Jimi was always ready with a curve ball to bring to the game. That’s what makes these live releases so exciting. It isn’t as if it’s the same show as Toledo or wherever … it’s a truly unique, spontaneous creation by Jimi.
Buddy Miles, who drummed with Jimi in the Band Of Gypsys, was great – and I’d have to be a fool to say otherwise. But to me, Mitch Mitchell was one of the best wingmen Jimi ever had.
There’s no doubt there was a really unique rapport between Mitch and Jimi – and it was an integral part of the musical connectivity of the band. Mitch’s role was not as a traditional timekeeper. When you listen to “Tax Free” and how easily he shifts time, for example – they’d never played that song that way before. All those things are unspoken; they were communicating with just head nods and cues to each other.
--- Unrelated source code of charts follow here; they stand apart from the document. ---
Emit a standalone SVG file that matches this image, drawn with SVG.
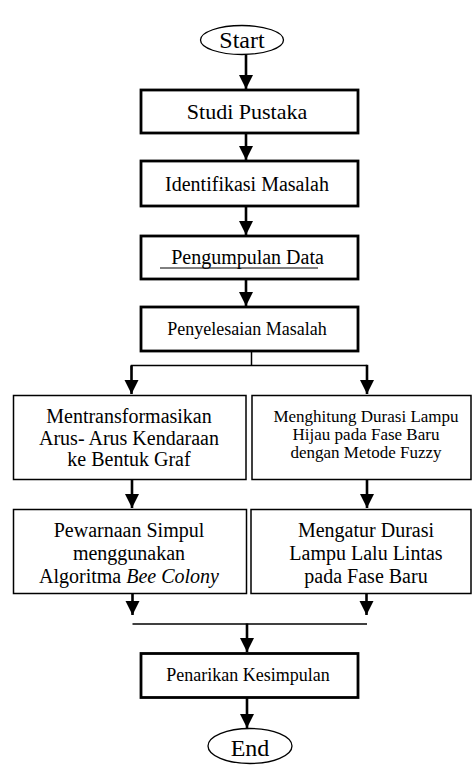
<svg xmlns="http://www.w3.org/2000/svg" width="473" height="766" viewBox="0 0 473 766">
<style>
.t{font-family:'Liberation Serif','Times New Roman',serif;fill:#000;text-anchor:middle}
.thick{fill:#fff;stroke:#000;stroke-width:2.8}
.thin{fill:#fff;stroke:#000;stroke-width:1.5}
.sh{stroke:#000;stroke-width:2.6;fill:none}
.ln{stroke:#000;stroke-width:1.5;fill:none}
</style>
<defs>
<marker id="ah" markerUnits="userSpaceOnUse" markerWidth="16" markerHeight="18" refX="14" refY="7" orient="auto">
<path d="M0,0 L14,7 L0,14 Z" fill="#000"/>
</marker>
</defs>
<rect width="473" height="766" fill="#fff"/>
<g id="connectors">
<line class="sh" x1="246" y1="54" x2="246" y2="89" marker-end="url(#ah)"/>
<line class="sh" x1="246" y1="133" x2="246" y2="160" marker-end="url(#ah)"/>
<line class="sh" x1="246" y1="206" x2="246" y2="235" marker-end="url(#ah)"/>
<line class="sh" x1="246" y1="279" x2="246" y2="306" marker-end="url(#ah)"/>
<line class="ln" x1="251.5" y1="351" x2="251.5" y2="365.5"/>
<polyline class="ln" points="131.5,370 131.5,365.5 367,365.5"/>
<line class="sh" x1="131.5" y1="365.5" x2="131.5" y2="394" marker-end="url(#ah)"/>
<line class="sh" x1="367" y1="364.8" x2="367" y2="394" marker-end="url(#ah)"/>
<line class="sh" x1="132" y1="479" x2="132" y2="508" marker-end="url(#ah)"/>
<line class="sh" x1="367" y1="479" x2="367" y2="508" marker-end="url(#ah)"/>
<line class="sh" x1="132.5" y1="593" x2="132.5" y2="615" marker-end="url(#ah)"/>
<line class="sh" x1="366.5" y1="593" x2="366.5" y2="615" marker-end="url(#ah)"/>
<line class="ln" x1="132.5" y1="624" x2="367" y2="624"/>
<line class="sh" x1="247" y1="623.5" x2="247" y2="652" marker-end="url(#ah)"/>
<line class="sh" x1="247" y1="697" x2="247" y2="728" marker-end="url(#ah)"/>
</g>
<g id="start">
<ellipse cx="242" cy="40" rx="41.5" ry="14.5" fill="#fff" stroke="#000" stroke-width="1.3"/>
<text class="t" x="242" y="48" font-size="24">Start</text>
</g>
<g id="studi-pustaka">
<rect class="thick" x="141" y="90" width="217" height="43"/>
<text class="t" x="247" y="119" font-size="22">Studi Pustaka</text>
</g>
<g id="identifikasi-masalah">
<rect class="thick" x="141" y="161" width="217" height="45"/>
<text class="t" x="247" y="190.5" font-size="20">Identifikasi Masalah</text>
</g>
<g id="pengumpulan-data">
<rect class="thick" x="141" y="236" width="217" height="43"/>
<text class="t" x="247.5" y="263.5" font-size="20">Pengumpulan Data</text>
<line x1="160" y1="268" x2="318" y2="268" stroke="#000" stroke-width="1"/>
</g>
<g id="penyelesaian-masalah">
<rect class="thick" x="141" y="307" width="217" height="44"/>
<text class="t" x="247" y="335" font-size="18">Penyelesaian Masalah</text>
</g>
<g id="mentransformasikan">
<rect class="thin" x="13.5" y="395.5" width="232.5" height="84"/>
<text class="t" x="129" y="423" font-size="20">Mentransformasikan</text>
<text class="t" x="129" y="444.5" font-size="20">Arus- Arus Kendaraan</text>
<text class="t" x="129" y="466" font-size="20">ke Bentuk Graf</text>
</g>
<g id="menghitung-durasi">
<rect class="thin" x="252" y="395.5" width="219" height="84"/>
<text class="t" x="366" y="422" font-size="17">Menghitung Durasi Lampu</text>
<text class="t" x="366" y="440" font-size="17">Hijau pada Fase Baru</text>
<text class="t" x="366" y="458" font-size="17">dengan Metode Fuzzy</text>
</g>
<g id="pewarnaan-simpul">
<rect class="thin" x="13.5" y="509.5" width="233" height="84"/>
<text class="t" x="129" y="537" font-size="20">Pewarnaan Simpul</text>
<text class="t" x="129" y="560" font-size="20">menggunakan</text>
<text class="t" x="129" y="583" font-size="20">Algoritma <tspan font-style="italic">Bee Colony</tspan></text>
</g>
<g id="mengatur-durasi">
<rect class="thin" x="251" y="509.5" width="220" height="84"/>
<text class="t" x="366" y="537" font-size="20">Mengatur Durasi</text>
<text class="t" x="366" y="560" font-size="20">Lampu Lalu Lintas</text>
<text class="t" x="366" y="583" font-size="20">pada Fase Baru</text>
</g>
<g id="penarikan-kesimpulan">
<rect class="thick" x="141" y="653.5" width="217" height="44"/>
<text class="t" x="248" y="681" font-size="18">Penarikan Kesimpulan</text>
</g>
<g id="end">
<ellipse cx="250" cy="746" rx="42" ry="17.5" fill="#fff" stroke="#000" stroke-width="1.3"/>
<text class="t" x="250" y="756" font-size="24">End</text>
</g>
</svg>
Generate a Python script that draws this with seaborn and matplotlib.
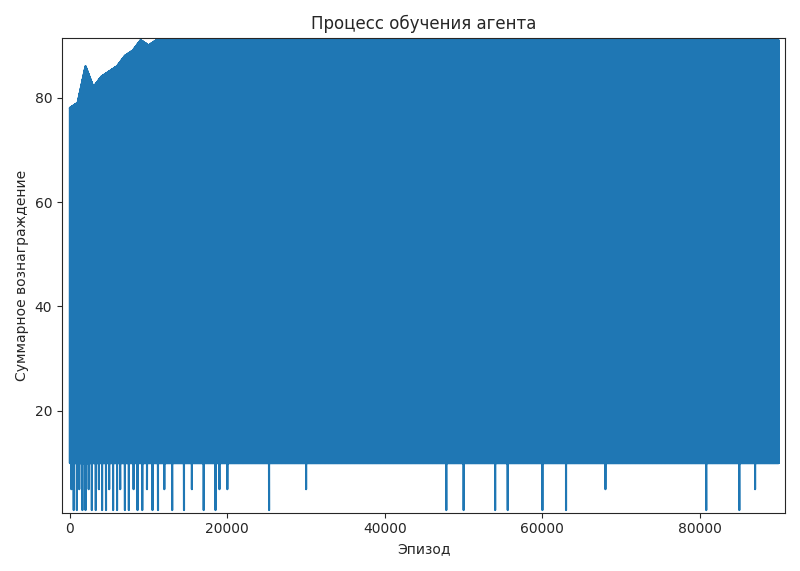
import numpy as np
import matplotlib
matplotlib.use("Agg")
import matplotlib.pyplot as plt
import seaborn as sns

n_episodes = 90000
# upper envelope of the reward
env_x = [0, 1000, 2000, 3000, 4000, 5000, 6000, 7000, 8000, 9000, 10000, 11000, 12000, 90000]
env_y = [78, 79, 86, 82, 84, 85, 86, 88, 89, 91, 90, 91, 91, 91]
floor_value = 10
# deep dips (episode, reward)
dip_eps = [200, 500, 900, 1200, 1600, 2000, 2400, 2800, 3300, 3700, 4100, 4600, 5000, 5500,
           6000, 6400, 7000, 7500, 8100, 8600, 9200, 9800, 10500, 11200, 12000, 13000, 14500,
           15500, 17000, 18500, 19000, 20000, 25300, 30000, 47800, 50000, 54000, 55600,
           60000, 63000, 68000, 80800, 85000, 87000]
dip_vals = [5, 1, 1, 5, 1, 1, 5, 1, 1, 5, 1, 1, 5, 1,
            1, 5, 1, 1, 5, 1, 1, 5, 1, 1, 5, 1, 1,
            5, 1, 1, 5, 5, 1, 5, 1, 1, 1, 1,
            1, 1, 5, 1, 1, 5]

episodes = np.arange(n_episodes)
high = np.interp(episodes, env_x, env_y)
rewards = np.where(episodes % 2 == 0, high, floor_value).astype(float)
for e, v in zip(dip_eps, dip_vals):
    rewards[e + 1] = v

sns.set_style("ticks")
fig, ax = plt.subplots(figsize=(8, 5.71), dpi=100)
ax.plot(episodes, rewards, color="#1f77b4", linewidth=1.5)
ax.set_xlim(-1000, 90800)
ax.set_ylim(0.5, 91.5)
ax.set_yticks([20, 40, 60, 80])
ax.set_title("Процесс обучения агента")
ax.set_xlabel("Эпизод")
ax.set_ylabel("Суммарное вознаграждение")
for s in ax.spines.values():
    s.set_visible(True)
fig.tight_layout()
fig.savefig("out.png")
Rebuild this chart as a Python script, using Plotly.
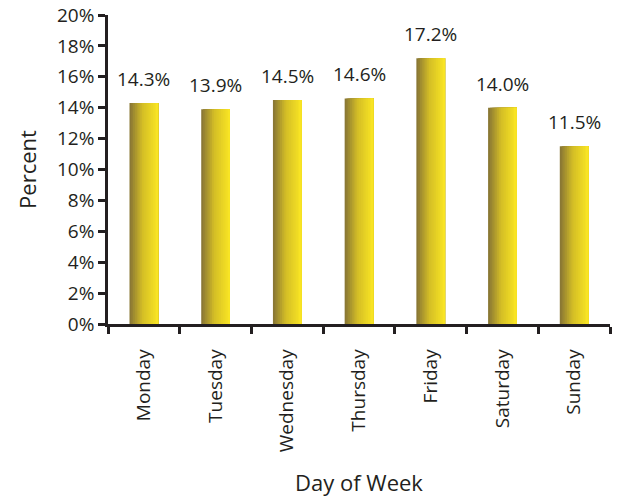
import plotly.graph_objects as go

# Share of events by day of week
days = ['Monday', 'Tuesday', 'Wednesday', 'Thursday', 'Friday', 'Saturday', 'Sunday']
percent = [14.3, 13.9, 14.5, 14.6, 17.2, 14.0, 11.5]
y_ticks = list(range(0, 21, 2))

# left-to-right shading of the bars (dark olive -> bright yellow)
dark = (138, 120, 52)
mid = (212, 190, 38)
light = (248, 228, 36)
n_steps = 16
bar_width = 0.4

fig = go.Figure()

def shade(t):
    if t < 0.45:
        a, b, u = dark, mid, t / 0.45
    else:
        a, b, u = mid, light, (t - 0.45) / 0.55
    return 'rgb(%d,%d,%d)' % tuple(round(a[i] + (b[i] - a[i]) * u) for i in range(3))

step = bar_width / n_steps
for k in range(n_steps):
    w = bar_width - k * step
    fig.add_trace(go.Bar(
        x=days,
        y=percent,
        width=w,
        offset=-bar_width / 2 + k * step,
        marker=dict(color=shade(k / (n_steps - 1)), line=dict(width=0)),
        showlegend=False,
        hoverinfo='skip' if k else 'x+y',
    ))

# value labels above the bars
for d, v in zip(days, percent):
    fig.add_annotation(
        x=d, y=v, text=f'{v:.1f}%',
        showarrow=False, yanchor='bottom', yshift=9,
        font=dict(size=19, color='#231f20'),
    )

fig.update_layout(
    width=623,
    height=501,
    barmode='overlay',
    plot_bgcolor='white',
    paper_bgcolor='white',
    font=dict(family='Open Sans, Noto Sans, sans-serif', color='#231f20', size=19),
    margin=dict(l=108, r=13, t=15, b=177),
    xaxis=dict(
        title=dict(text='Day of Week', font=dict(size=22), standoff=25),
        tickangle=-90,
        tickson='boundaries',
        ticks='outside',
        ticklen=7,
        tickwidth=2.5,
        tickcolor='#231f20',
        showline=True,
        linecolor='#231f20',
        linewidth=2.5,
        showgrid=False,
        ticklabelstandoff=15,
        automargin=False,
    ),
    yaxis=dict(
        title=dict(text='Percent', font=dict(size=22)),
        range=[0, 20],
        tickvals=y_ticks,
        ticktext=[f'{v}%' for v in y_ticks],
        ticks='outside',
        ticklen=7,
        tickwidth=2.5,
        tickcolor='#231f20',
        showline=True,
        linecolor='#231f20',
        linewidth=2.5,
        showgrid=False,
        zeroline=False,
        automargin=False,
        ticklabeloverflow='allow',
    ),
)

# drop the default page margin so the figure sits at the window's corner
fig.write_html('out.html', config={'displayModeBar': False},
               post_script="document.body.style.margin='0';")
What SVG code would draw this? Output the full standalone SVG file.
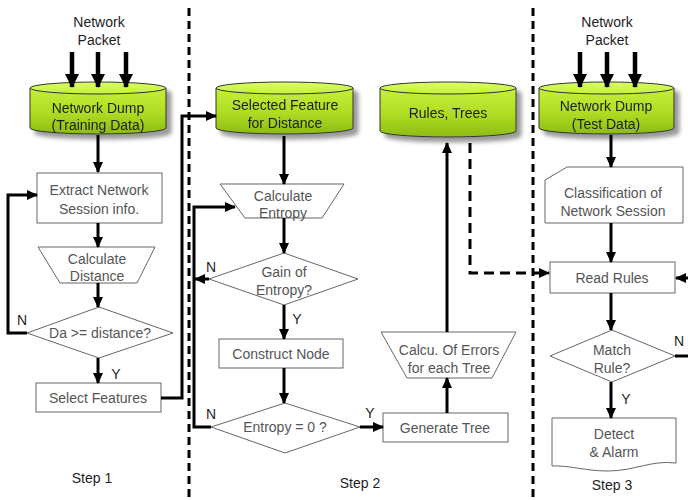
<svg xmlns="http://www.w3.org/2000/svg" width="688" height="500" viewBox="0 0 688 500">
  <defs>
    <linearGradient id="cylBody" x1="0" y1="0" x2="0" y2="1">
      <stop offset="0" stop-color="#c6f03a"/>
      <stop offset="0.55" stop-color="#aedc22"/>
      <stop offset="1" stop-color="#8cbc14"/>
    </linearGradient>
    <linearGradient id="cylTop" x1="0" y1="0" x2="0" y2="1">
      <stop offset="0" stop-color="#d9ff63"/>
      <stop offset="1" stop-color="#c2ef3a"/>
    </linearGradient>
    <filter id="shadow" x="-10%" y="-20%" width="130%" height="150%">
      <feDropShadow dx="5" dy="5" stdDeviation="2" flood-color="#777" flood-opacity="0.75"/>
    </filter>
    <marker id="arrow" markerUnits="userSpaceOnUse" markerWidth="11" markerHeight="10" refX="10" refY="5" orient="auto">
      <path d="M0,0 L11,5 L0,10 Z" fill="#000"/>
    </marker>
    <marker id="bigArrow" markerUnits="userSpaceOnUse" markerWidth="14" markerHeight="14" refX="13" refY="7" orient="auto">
      <path d="M0,0 L14,7 L0,14 Z" fill="#000"/>
    </marker>
  </defs>
  <style>
    text { font-family: "Liberation Sans", Arial, sans-serif; font-size: 14px; text-anchor: middle; }
    .dark { fill: #1e1e1e; }
    .grey { fill: #555; }
    .box { fill: #fff; stroke: #666; stroke-width: 1; }
    .cyl { fill: url(#cylBody); stroke: #333; stroke-width: 1; }
    .cylTop { fill: url(#cylTop); stroke: #333; stroke-width: 1; }
    .conn { fill: none; stroke: #000; stroke-width: 3; }
    .feed { fill: none; stroke: #000; stroke-width: 4.5; marker-end: url(#bigArrow); }
    .dash { fill: none; stroke: #000; stroke-width: 3; stroke-dasharray: 10 6; }
    .divider { fill: none; stroke: #000; stroke-width: 3; stroke-dasharray: 8 5; }
  </style>

  <rect width="688" height="500" fill="#fff"/>

  <!-- step dividers -->
  <g id="dividers">
    <line class="divider" x1="189" y1="8" x2="189" y2="500"/>
    <line class="divider" x1="533" y1="8" x2="533" y2="500"/>
  </g>

  <!-- Step 1 -->
  <g id="packet1">
    <text class="dark" x="99" y="27">Network</text>
    <text class="dark" x="99" y="45">Packet</text>
  </g>
  <g id="dumpTraining" filter="url(#shadow)">
    <path class="cyl" d="M30,88 L30,128 A68,6 0 0 0 166,128 L166,88 Z"/>
    <ellipse class="cylTop" cx="98" cy="88" rx="68" ry="6"/>
    <text class="dark" x="98" y="113">Network Dump</text>
    <text class="dark" x="98" y="130">(Training Data)</text>
  </g>
  <g id="extract">
    <rect class="box" x="37" y="173" width="125" height="50"/>
    <text class="grey" x="99" y="195">Extract Network</text>
    <text class="grey" x="99" y="214">Session info.</text>
  </g>
  <g id="calcDistance">
    <path class="box" d="M38,247 L155,247 L137,283 L60,283 Z"/>
    <text class="grey" x="97" y="264">Calculate</text>
    <text class="grey" x="97" y="281">Distance</text>
  </g>
  <g id="distanceCheck">
    <path class="box" d="M99,307 L173,333 L99,358 L27,333 Z"/>
    <text class="grey" x="100" y="338">Da &gt;= distance?</text>
  </g>
  <g id="selectFeatures">
    <rect class="box" x="36" y="383" width="125" height="29"/>
    <text class="grey" x="98" y="403">Select Features</text>
  </g>
  <text class="dark" x="92" y="483">Step 1</text>

  <!-- Step 2 -->
  <g id="selectedFeature" filter="url(#shadow)">
    <path class="cyl" d="M216,88 L216,128 A68.5,6 0 0 0 353,128 L353,88 Z"/>
    <ellipse class="cylTop" cx="284.5" cy="88" rx="68.5" ry="6"/>
    <text class="dark" x="285" y="110">Selected Feature</text>
    <text class="dark" x="285" y="128">for Distance</text>
  </g>
  <g id="calcEntropy">
    <path class="box" d="M220,184 L344,184 L322,218 L245,218 Z"/>
    <text class="grey" x="283" y="201">Calculate</text>
    <text class="grey" x="283" y="218">Entropy</text>
  </g>
  <g id="gainCheck">
    <path class="box" d="M284,253 L358,279 L284,305 L209,279 Z"/>
    <text class="grey" x="284" y="277">Gain of</text>
    <text class="grey" x="284" y="295">Entropy?</text>
  </g>
  <g id="constructNode">
    <rect class="box" x="219" y="339" width="124" height="29"/>
    <text class="grey" x="281" y="359">Construct Node</text>
  </g>
  <g id="entropyZero">
    <path class="box" d="M285,403 L360,427 L285,453 L211,427 Z"/>
    <text class="grey" x="285" y="432">Entropy = 0 ?</text>
  </g>
  <g id="generateTree">
    <rect class="box" x="383" y="413" width="125" height="29"/>
    <text class="grey" x="445" y="433">Generate Tree</text>
  </g>
  <g id="calcErrors">
    <path class="box" d="M381,332 L516,332 L492,378 L407,378 Z"/>
    <text class="grey" x="449" y="355">Calcu. Of Errors</text>
    <text class="grey" x="449" y="373">for each Tree</text>
  </g>
  <g id="rulesTrees" filter="url(#shadow)">
    <path class="cyl" d="M380,88 L380,131 A68,6 0 0 0 516,131 L516,88 Z"/>
    <ellipse class="cylTop" cx="448" cy="88" rx="68" ry="6"/>
    <text class="dark" x="448" y="118">Rules, Trees</text>
  </g>
  <text class="dark" x="360" y="488">Step 2</text>

  <!-- Step 3 -->
  <g id="packet2">
    <text class="dark" x="607" y="27">Network</text>
    <text class="dark" x="607" y="45">Packet</text>
  </g>
  <g id="dumpTest" filter="url(#shadow)">
    <path class="cyl" d="M539,88 L539,128 A67.5,6 0 0 0 674,128 L674,88 Z"/>
    <ellipse class="cylTop" cx="606.5" cy="88" rx="67.5" ry="6"/>
    <text class="dark" x="606" y="111">Network Dump</text>
    <text class="dark" x="606" y="129">(Test Data)</text>
  </g>
  <g id="classification">
    <path class="box" d="M567,167 L683,167 L683,223 L545,223 L545,180 Z"/>
    <text class="grey" x="613" y="198">Classification of</text>
    <text class="grey" x="613" y="216">Network Session</text>
  </g>
  <g id="readRules">
    <rect class="box" x="550" y="262" width="125" height="31"/>
    <text class="grey" x="612" y="283">Read Rules</text>
  </g>
  <g id="matchRule">
    <path class="box" d="M612,330 L675,356 L612,382 L550,356 Z"/>
    <text class="grey" x="612" y="355">Match</text>
    <text class="grey" x="612" y="373">Rule?</text>
  </g>
  <g id="detectAlarm">
    <path class="box" d="M552,418 L676,418 L676,463 C650,460 635,471 608,471 C585,471 568,465 552,466 Z"/>
    <text class="grey" x="614" y="439">Detect</text>
    <text class="grey" x="614" y="457">&amp; Alarm</text>
  </g>
  <text class="dark" x="612" y="490">Step 3</text>

  <!-- connectors -->
  <g id="connectors">
    <line class="feed" x1="72" y1="52" x2="72" y2="87"/>
    <line class="feed" x1="98" y1="52" x2="98" y2="87"/>
    <line class="feed" x1="126" y1="52" x2="126" y2="87"/>
    <line class="conn" x1="98" y1="135" x2="98" y2="172" marker-end="url(#arrow)"/>
    <line class="conn" x1="98" y1="223" x2="98" y2="247" marker-end="url(#arrow)"/>
    <line class="conn" x1="98" y1="283" x2="98" y2="307" marker-end="url(#arrow)"/>
    <polyline class="conn" points="27,333 8,333 8,195 37,195" marker-end="url(#arrow)"/>
    <line class="conn" x1="98" y1="358" x2="98" y2="383" marker-end="url(#arrow)"/>
    <polyline class="conn" points="161,398 182,398 182,116 216,116" marker-end="url(#arrow)"/>

    <line class="conn" x1="284" y1="136" x2="284" y2="184" marker-end="url(#arrow)"/>
    <line class="conn" x1="284" y1="218" x2="284" y2="253" marker-end="url(#arrow)"/>
    <polyline class="conn" points="211,427 194,427 194,207 235,207" marker-end="url(#arrow)"/>
    <line class="conn" x1="209" y1="279" x2="195" y2="279" marker-end="url(#arrow)"/>
    <line class="conn" x1="284" y1="305" x2="284" y2="339" marker-end="url(#arrow)"/>
    <line class="conn" x1="284" y1="368" x2="284" y2="403" marker-end="url(#arrow)"/>
    <line class="conn" x1="360" y1="427" x2="383" y2="427" marker-end="url(#arrow)"/>
    <line class="conn" x1="447" y1="413" x2="447" y2="378" marker-end="url(#arrow)"/>
    <line class="conn" x1="447" y1="332" x2="447" y2="143" marker-end="url(#arrow)"/>
    <polyline class="dash" points="470,143 470,273 549,273" marker-end="url(#arrow)"/>

    <line class="feed" x1="580" y1="52" x2="580" y2="87"/>
    <line class="feed" x1="607" y1="52" x2="607" y2="87"/>
    <line class="feed" x1="635" y1="52" x2="635" y2="87"/>
    <line class="conn" x1="611" y1="135" x2="611" y2="167" marker-end="url(#arrow)"/>
    <line class="conn" x1="611" y1="223" x2="611" y2="262" marker-end="url(#arrow)"/>
    <line class="conn" x1="700" y1="278" x2="676" y2="278" marker-end="url(#arrow)"/>
    <line class="conn" x1="611" y1="293" x2="611" y2="330" marker-end="url(#arrow)"/>
    <line class="conn" x1="675" y1="356" x2="690" y2="356"/>
    <line class="conn" x1="611" y1="382" x2="611" y2="418" marker-end="url(#arrow)"/>
  </g>

  <!-- branch labels -->
  <g id="labels">
    <text class="dark" x="22" y="325">N</text>
    <text class="dark" x="116" y="379">Y</text>
    <text class="dark" x="211" y="272">N</text>
    <text class="dark" x="297" y="324">Y</text>
    <text class="dark" x="211" y="419">N</text>
    <text class="dark" x="370" y="418">Y</text>
    <text class="dark" x="679" y="346">N</text>
    <text class="dark" x="626" y="404">Y</text>
  </g>
</svg>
When you think about how great Jimi was, you also have to acknowledge Mitch and Noel, as well. Jimi raised their game to that level – which is what a true artist can do: make the people around him better. In this instance, I think Jimi did just that with Mitch and Noel.
Mitch flowed from the deftest touch on the cymbals to big, powerful fills. Listen to some of his speed and dexterity: he’s off the chart.
I think sometimes the band’s dynamics as a whole are overlooked.
Everything wasn’t always ready to burst into flame – although at the end of “Hear My Train A Comin’” Jimi says, “These amplifiers are blowing out and it’s really very bad, trying to play on the ashes, you know? That’s all that’s left – nothing but ashes.” (laughter) But there really was a powerful ebb and flow among all three of them.
And they deserve the credit. Let’s face it: it wasn’t like they’d met in high school and had been friends for years – Mitch and Noel were two guys that [Experience manager] Chas Chandler and Jimi hired to be in the band … and they chose wisely. The pair of them turned out to be incredible guys who were given the opportunity – much like Jimi was given by Chas – and they nailed it. They rose to the occasion and were fantastic. They were up for the challenge.
This album uniquely captures how tight that band was in ’68 – and the enthusiasm of the three guys going after it on stage. Even a casual fan can hear just how powerful they were as a band.